- **Directions**
For this exercise, repeat all of the material verbatim apart from its images.
--- Begin Data section ---
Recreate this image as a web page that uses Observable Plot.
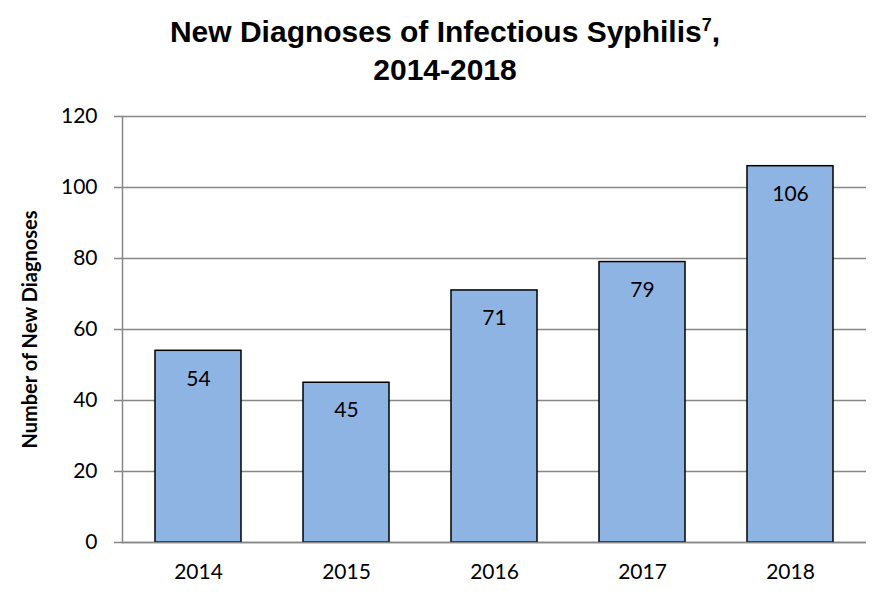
<!DOCTYPE html>
<html>
<head>
<meta charset="utf-8">
<script src="https://cdn.jsdelivr.net/npm/d3@7"></script>
<script src="https://cdn.jsdelivr.net/npm/@observablehq/plot@0.6"></script>
<style>
  html, body { margin: 0; padding: 0; background: #fff; }
  #title { height: 100px; box-sizing: border-box; padding-top: 13px; padding-left: 2px; text-align: center;
    font-family: "Liberation Sans", Arial, sans-serif; font-weight: bold; font-size: 30px; line-height: 38px; color: #000;
    width: 888px; }
  #title sup { font-size: 18px; line-height: 0; }
</style>
</head>
<body>
<div id="title">New Diagnoses of Infectious Syphilis<sup>7</sup>,<br>2014-2018</div>
<div id="chart"></div>
<script>
const years = ["2014", "2015", "2016", "2017", "2018"];
const diagnoses = [54, 45, 71, 79, 106];
const yTicks = [0, 20, 40, 60, 80, 100, 120];
const yLabel = "Number of New Diagnoses";

const data = years.map((y, i) => ({year: y, value: diagnoses[i]}));

const chart = Plot.plot({
  width: 888,
  height: 503,
  marginTop: 16,
  marginBottom: 61,
  marginLeft: 122,
  marginRight: 22,
  style: {fontFamily: "Lato, 'Open Sans', sans-serif", fontSize: "21px", color: "#000", background: "#fff"},
  x: {domain: years, paddingInner: 0.42, paddingOuter: 0.21, label: null},
  y: {domain: [0, 120], ticks: yTicks, label: null},
  marks: [
    Plot.ruleY(yTicks, {stroke: "#878787", strokeWidth: 1.5}),
    Plot.axisY({ticks: yTicks, tickSize: 8, tickPadding: 17, stroke: "#878787", strokeWidth: 1.5, strokeOpacity: 1, label: null, fontSize: 21}),
    Plot.axisX({tickSize: 0, tickPadding: 22, label: null, fontSize: 21}),
    Plot.frame({anchor: "left", stroke: "#878787", strokeWidth: 1.5}),
    Plot.barY(data, {x: "year", y: "value", fill: "#8EB4E3", stroke: "#000", strokeWidth: 1.5}),
    Plot.text(data, {x: "year", y: "value", text: d => String(d.value), dy: 28, fontSize: 21, fill: "#000"}),
    Plot.ruleY([0], {stroke: "#878787", strokeWidth: 1.5}),
    Plot.text([yLabel], {frameAnchor: "left", textAnchor: "middle", dx: -92, rotate: -90, fontWeight: "bold", fontSize: 20,
      fontFamily: "Lato, 'Open Sans', sans-serif", fill: "#000"})
  ]
});
document.getElementById("chart").appendChild(chart);
</script>
</body>
</html>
--- End Data section ---
- **Response**
Recreate this image as a web page that uses Observable Plot.
<!DOCTYPE html>
<html>
<head>
<meta charset="utf-8">
<script src="https://cdn.jsdelivr.net/npm/d3@7"></script>
<script src="https://cdn.jsdelivr.net/npm/@observablehq/plot@0.6"></script>
<style>
  html, body { margin: 0; padding: 0; background: #fff; }
  #title { height: 100px; box-sizing: border-box; padding-top: 13px; padding-left: 2px; text-align: center;
    font-family: "Liberation Sans", Arial, sans-serif; font-weight: bold; font-size: 30px; line-height: 38px; color: #000;
    width: 888px; }
  #title sup { font-size: 18px; line-height: 0; }
</style>
</head>
<body>
<div id="title">New Diagnoses of Infectious Syphilis<sup>7</sup>,<br>2014-2018</div>
<div id="chart"></div>
<script>
const years = ["2014", "2015", "2016", "2017", "2018"];
const diagnoses = [54, 45, 71, 79, 106];
const yTicks = [0, 20, 40, 60, 80, 100, 120];
const yLabel = "Number of New Diagnoses";

const data = years.map((y, i) => ({year: y, value: diagnoses[i]}));

const chart = Plot.plot({
  width: 888,
  height: 503,
  marginTop: 16,
  marginBottom: 61,
  marginLeft: 122,
  marginRight: 22,
  style: {fontFamily: "Lato, 'Open Sans', sans-serif", fontSize: "21px", color: "#000", background: "#fff"},
  x: {domain: years, paddingInner: 0.42, paddingOuter: 0.21, label: null},
  y: {domain: [0, 120], ticks: yTicks, label: null},
  marks: [
    Plot.ruleY(yTicks, {stroke: "#878787", strokeWidth: 1.5}),
    Plot.axisY({ticks: yTicks, tickSize: 8, tickPadding: 17, stroke: "#878787", strokeWidth: 1.5, strokeOpacity: 1, label: null, fontSize: 21}),
    Plot.axisX({tickSize: 0, tickPadding: 22, label: null, fontSize: 21}),
    Plot.frame({anchor: "left", stroke: "#878787", strokeWidth: 1.5}),
    Plot.barY(data, {x: "year", y: "value", fill: "#8EB4E3", stroke: "#000", strokeWidth: 1.5}),
    Plot.text(data, {x: "year", y: "value", text: d => String(d.value), dy: 28, fontSize: 21, fill: "#000"}),
    Plot.ruleY([0], {stroke: "#878787", strokeWidth: 1.5}),
    Plot.text([yLabel], {frameAnchor: "left", textAnchor: "middle", dx: -92, rotate: -90, fontWeight: "bold", fontSize: 20,
      fontFamily: "Lato, 'Open Sans', sans-serif", fill: "#000"})
  ]
});
document.getElementById("chart").appendChild(chart);
</script>
</body>
</html>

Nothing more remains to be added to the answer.